■ Rows from a dataset of charts and code ■

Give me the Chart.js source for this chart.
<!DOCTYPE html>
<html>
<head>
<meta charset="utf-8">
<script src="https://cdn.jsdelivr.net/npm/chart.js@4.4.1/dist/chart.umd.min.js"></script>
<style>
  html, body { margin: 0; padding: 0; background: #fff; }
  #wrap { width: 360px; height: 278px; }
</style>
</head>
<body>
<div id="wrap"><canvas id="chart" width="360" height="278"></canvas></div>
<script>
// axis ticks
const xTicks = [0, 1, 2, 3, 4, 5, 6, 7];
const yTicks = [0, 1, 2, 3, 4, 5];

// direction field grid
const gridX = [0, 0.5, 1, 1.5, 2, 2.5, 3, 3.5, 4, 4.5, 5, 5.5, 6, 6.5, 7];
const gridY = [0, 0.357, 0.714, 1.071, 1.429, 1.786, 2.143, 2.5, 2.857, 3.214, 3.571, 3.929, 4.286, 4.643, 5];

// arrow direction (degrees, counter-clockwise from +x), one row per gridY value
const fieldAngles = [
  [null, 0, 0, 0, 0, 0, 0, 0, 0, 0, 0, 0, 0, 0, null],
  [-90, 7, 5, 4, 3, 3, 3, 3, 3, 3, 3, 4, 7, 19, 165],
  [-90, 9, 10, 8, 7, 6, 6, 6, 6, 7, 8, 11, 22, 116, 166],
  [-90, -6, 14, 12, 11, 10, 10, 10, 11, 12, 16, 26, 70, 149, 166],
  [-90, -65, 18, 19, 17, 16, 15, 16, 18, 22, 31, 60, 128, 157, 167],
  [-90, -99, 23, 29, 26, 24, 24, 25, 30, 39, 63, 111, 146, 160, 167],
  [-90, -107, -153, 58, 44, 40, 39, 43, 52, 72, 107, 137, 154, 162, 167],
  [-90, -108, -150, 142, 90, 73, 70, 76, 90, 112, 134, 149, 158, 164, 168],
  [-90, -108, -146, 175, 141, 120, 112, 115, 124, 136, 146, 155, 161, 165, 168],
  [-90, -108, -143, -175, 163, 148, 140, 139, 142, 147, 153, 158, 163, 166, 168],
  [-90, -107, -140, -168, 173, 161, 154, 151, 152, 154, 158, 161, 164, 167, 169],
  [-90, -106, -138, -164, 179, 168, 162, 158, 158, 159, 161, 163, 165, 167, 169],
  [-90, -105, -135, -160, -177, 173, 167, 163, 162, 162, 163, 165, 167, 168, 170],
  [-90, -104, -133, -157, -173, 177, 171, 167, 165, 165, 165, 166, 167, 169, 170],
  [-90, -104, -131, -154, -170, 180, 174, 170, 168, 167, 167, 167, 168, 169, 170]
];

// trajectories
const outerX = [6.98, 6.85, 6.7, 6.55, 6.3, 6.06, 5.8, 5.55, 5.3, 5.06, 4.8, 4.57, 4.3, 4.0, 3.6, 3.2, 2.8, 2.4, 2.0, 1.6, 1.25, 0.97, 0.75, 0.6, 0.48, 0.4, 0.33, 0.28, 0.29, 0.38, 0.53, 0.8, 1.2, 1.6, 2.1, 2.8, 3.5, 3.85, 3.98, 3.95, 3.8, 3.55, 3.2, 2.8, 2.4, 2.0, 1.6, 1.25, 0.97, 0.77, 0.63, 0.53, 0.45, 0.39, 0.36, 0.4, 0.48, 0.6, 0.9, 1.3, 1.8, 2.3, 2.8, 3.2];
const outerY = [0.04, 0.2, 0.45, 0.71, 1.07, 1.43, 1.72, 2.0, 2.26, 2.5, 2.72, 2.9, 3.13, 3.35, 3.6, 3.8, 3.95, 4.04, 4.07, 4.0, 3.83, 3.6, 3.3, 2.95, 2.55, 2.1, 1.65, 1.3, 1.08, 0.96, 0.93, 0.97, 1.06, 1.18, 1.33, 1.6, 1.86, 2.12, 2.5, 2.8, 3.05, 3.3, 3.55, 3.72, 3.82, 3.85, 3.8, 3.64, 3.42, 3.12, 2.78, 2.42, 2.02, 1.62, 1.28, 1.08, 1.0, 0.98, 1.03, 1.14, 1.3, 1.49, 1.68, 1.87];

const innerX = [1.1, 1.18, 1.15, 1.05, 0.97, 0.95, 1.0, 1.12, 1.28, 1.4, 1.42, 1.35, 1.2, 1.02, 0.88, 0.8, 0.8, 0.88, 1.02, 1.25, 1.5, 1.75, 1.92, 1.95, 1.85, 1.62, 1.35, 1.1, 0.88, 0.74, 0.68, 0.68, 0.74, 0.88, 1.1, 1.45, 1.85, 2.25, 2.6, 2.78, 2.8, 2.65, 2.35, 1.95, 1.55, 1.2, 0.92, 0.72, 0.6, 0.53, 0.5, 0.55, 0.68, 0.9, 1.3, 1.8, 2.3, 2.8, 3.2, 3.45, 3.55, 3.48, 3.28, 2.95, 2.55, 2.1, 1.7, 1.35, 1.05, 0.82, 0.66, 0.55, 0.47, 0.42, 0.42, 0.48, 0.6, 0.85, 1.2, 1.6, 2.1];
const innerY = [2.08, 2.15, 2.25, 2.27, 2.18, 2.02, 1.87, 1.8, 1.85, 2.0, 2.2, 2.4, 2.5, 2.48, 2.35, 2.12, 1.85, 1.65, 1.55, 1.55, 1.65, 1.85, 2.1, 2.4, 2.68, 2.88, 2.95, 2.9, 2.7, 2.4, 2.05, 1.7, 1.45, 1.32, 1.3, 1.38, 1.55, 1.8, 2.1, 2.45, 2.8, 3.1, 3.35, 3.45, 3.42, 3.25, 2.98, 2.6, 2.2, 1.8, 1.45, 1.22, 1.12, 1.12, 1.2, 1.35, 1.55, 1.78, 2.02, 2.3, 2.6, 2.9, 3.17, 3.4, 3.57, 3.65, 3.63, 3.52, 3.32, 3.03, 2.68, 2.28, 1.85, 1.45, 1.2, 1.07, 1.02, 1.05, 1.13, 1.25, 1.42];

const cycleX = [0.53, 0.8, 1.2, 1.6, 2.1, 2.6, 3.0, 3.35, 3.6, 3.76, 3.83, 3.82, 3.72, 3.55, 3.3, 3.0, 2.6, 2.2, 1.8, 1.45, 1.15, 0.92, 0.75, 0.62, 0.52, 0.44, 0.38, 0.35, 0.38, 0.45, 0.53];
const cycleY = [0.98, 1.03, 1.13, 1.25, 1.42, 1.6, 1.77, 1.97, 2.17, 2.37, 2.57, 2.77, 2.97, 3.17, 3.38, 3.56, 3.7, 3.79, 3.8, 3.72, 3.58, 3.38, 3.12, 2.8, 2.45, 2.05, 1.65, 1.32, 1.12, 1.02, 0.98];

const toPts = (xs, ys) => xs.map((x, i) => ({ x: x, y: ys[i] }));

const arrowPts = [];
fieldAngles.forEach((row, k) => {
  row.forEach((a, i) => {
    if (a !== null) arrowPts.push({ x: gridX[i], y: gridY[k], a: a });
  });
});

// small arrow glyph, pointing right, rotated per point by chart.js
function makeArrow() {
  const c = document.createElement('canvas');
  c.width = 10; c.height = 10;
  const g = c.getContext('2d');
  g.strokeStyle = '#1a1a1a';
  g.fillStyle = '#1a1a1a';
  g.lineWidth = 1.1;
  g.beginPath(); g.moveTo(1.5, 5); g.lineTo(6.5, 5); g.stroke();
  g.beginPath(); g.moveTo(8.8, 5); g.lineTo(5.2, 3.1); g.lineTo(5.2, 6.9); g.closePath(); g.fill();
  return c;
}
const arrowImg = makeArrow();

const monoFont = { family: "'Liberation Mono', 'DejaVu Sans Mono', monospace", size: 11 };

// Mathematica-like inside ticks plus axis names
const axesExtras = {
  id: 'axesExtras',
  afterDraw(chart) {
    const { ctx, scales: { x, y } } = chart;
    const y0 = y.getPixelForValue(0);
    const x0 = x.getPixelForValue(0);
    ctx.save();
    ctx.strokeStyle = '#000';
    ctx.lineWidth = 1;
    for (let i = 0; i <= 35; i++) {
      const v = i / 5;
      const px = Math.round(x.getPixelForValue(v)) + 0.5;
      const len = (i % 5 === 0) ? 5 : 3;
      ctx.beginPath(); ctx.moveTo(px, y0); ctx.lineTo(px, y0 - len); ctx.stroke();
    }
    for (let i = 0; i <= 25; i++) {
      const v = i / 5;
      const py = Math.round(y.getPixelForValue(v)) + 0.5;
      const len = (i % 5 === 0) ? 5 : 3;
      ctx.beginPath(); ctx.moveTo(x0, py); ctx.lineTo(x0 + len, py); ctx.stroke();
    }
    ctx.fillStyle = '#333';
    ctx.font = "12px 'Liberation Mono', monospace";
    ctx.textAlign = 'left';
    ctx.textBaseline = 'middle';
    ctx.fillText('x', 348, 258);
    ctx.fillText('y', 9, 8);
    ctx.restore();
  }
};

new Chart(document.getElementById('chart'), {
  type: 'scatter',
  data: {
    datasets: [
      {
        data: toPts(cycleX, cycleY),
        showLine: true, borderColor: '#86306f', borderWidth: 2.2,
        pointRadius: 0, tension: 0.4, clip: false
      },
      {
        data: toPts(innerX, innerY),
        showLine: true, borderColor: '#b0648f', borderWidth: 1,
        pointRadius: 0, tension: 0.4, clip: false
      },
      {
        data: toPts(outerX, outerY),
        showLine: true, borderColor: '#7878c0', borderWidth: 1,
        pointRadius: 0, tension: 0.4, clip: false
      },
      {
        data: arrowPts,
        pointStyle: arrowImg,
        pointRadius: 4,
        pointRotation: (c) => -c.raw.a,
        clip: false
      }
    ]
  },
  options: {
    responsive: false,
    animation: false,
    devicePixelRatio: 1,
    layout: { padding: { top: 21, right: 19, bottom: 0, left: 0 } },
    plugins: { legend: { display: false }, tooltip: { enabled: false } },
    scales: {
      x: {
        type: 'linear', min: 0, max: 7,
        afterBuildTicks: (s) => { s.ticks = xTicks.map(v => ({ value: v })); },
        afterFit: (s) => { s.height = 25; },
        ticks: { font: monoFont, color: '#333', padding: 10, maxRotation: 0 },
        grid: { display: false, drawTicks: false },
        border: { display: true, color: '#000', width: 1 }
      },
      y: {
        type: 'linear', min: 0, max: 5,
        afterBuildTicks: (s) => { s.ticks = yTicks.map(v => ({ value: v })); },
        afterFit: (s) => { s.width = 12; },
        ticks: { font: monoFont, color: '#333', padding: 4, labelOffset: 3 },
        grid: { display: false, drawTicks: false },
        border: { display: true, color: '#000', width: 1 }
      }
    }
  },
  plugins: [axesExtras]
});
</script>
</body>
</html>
---
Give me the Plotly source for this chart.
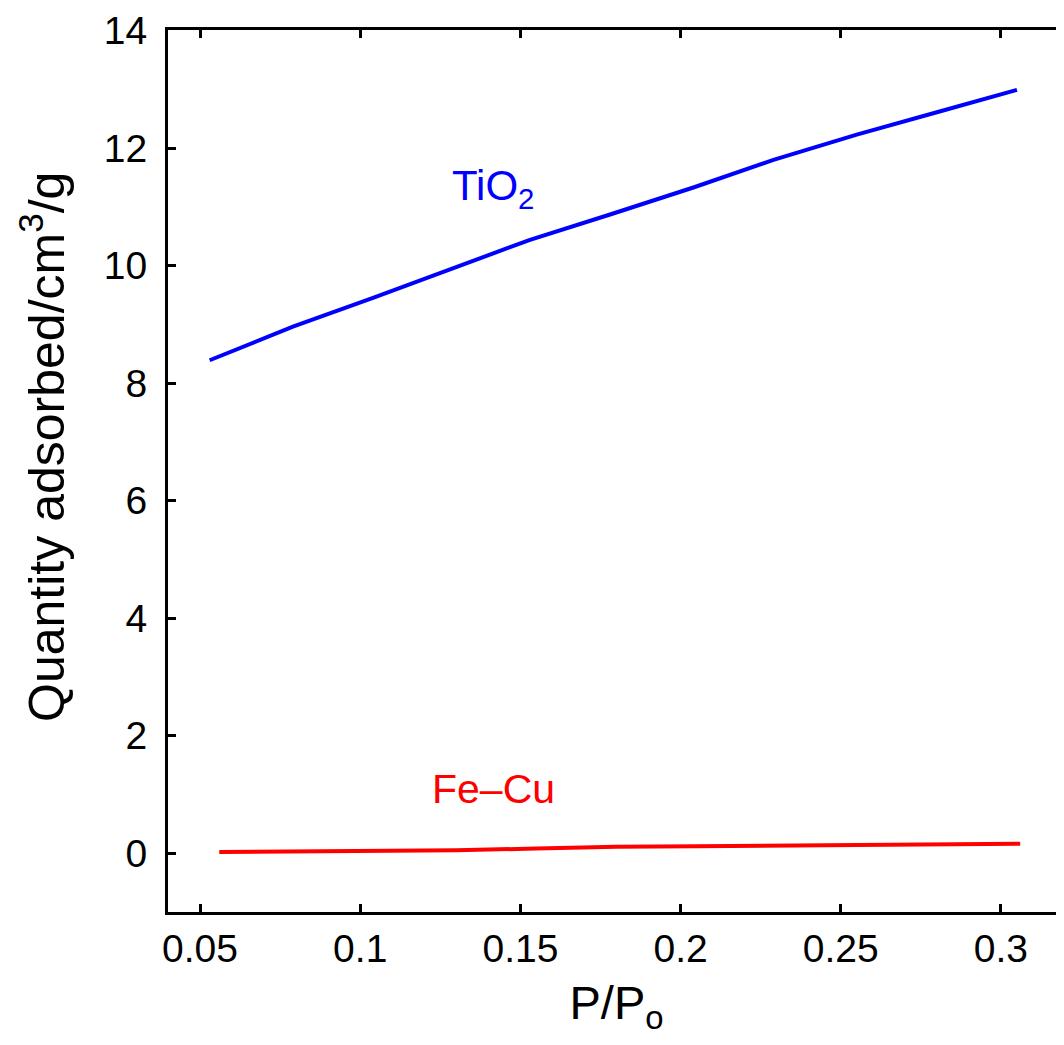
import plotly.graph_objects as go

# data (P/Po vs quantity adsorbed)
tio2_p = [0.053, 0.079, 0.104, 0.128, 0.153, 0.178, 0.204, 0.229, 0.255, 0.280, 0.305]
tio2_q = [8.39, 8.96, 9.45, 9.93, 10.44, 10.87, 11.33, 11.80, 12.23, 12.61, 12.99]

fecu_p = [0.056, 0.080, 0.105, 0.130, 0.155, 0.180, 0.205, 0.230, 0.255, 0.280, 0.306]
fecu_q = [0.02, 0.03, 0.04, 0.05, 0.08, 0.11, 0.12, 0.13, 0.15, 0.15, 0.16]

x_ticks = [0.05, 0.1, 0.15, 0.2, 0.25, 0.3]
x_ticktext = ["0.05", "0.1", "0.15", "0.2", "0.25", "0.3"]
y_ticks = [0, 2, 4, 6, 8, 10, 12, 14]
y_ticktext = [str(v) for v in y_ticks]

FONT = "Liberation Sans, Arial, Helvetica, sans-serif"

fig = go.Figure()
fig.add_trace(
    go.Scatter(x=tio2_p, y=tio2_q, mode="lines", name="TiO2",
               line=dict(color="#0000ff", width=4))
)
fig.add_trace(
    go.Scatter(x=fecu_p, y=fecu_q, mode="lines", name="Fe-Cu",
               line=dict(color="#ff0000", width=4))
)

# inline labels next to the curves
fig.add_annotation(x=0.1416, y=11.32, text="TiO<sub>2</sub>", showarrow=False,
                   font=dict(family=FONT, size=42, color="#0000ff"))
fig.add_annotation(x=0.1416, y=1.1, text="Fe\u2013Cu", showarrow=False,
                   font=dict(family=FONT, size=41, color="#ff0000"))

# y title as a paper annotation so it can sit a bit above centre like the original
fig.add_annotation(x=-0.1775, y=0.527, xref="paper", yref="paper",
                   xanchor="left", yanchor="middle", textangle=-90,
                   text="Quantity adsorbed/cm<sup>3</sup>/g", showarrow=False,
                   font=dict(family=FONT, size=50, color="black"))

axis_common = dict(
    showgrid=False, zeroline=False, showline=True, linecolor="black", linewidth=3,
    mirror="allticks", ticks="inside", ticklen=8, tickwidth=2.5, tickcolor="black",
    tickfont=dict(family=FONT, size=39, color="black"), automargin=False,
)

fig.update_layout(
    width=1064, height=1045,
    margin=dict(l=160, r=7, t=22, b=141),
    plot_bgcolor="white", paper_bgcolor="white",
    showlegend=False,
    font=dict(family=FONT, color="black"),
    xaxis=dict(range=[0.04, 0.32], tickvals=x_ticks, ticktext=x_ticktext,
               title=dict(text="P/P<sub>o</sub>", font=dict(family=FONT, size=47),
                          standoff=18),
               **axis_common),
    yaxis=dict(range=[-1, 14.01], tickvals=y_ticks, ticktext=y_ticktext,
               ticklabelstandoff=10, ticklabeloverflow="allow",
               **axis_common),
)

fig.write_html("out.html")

■ SHORT EXERCISE ■
Copy nothing but the lines above from the one with "Give me the Plotly source for this chart." to the one with "import plotly.graph_objects as go", inclusive, word for word. Leave every picture out.

■ ANSWER TO THIS TASK ■
Give me the Plotly source for this chart.
import plotly.graph_objects as go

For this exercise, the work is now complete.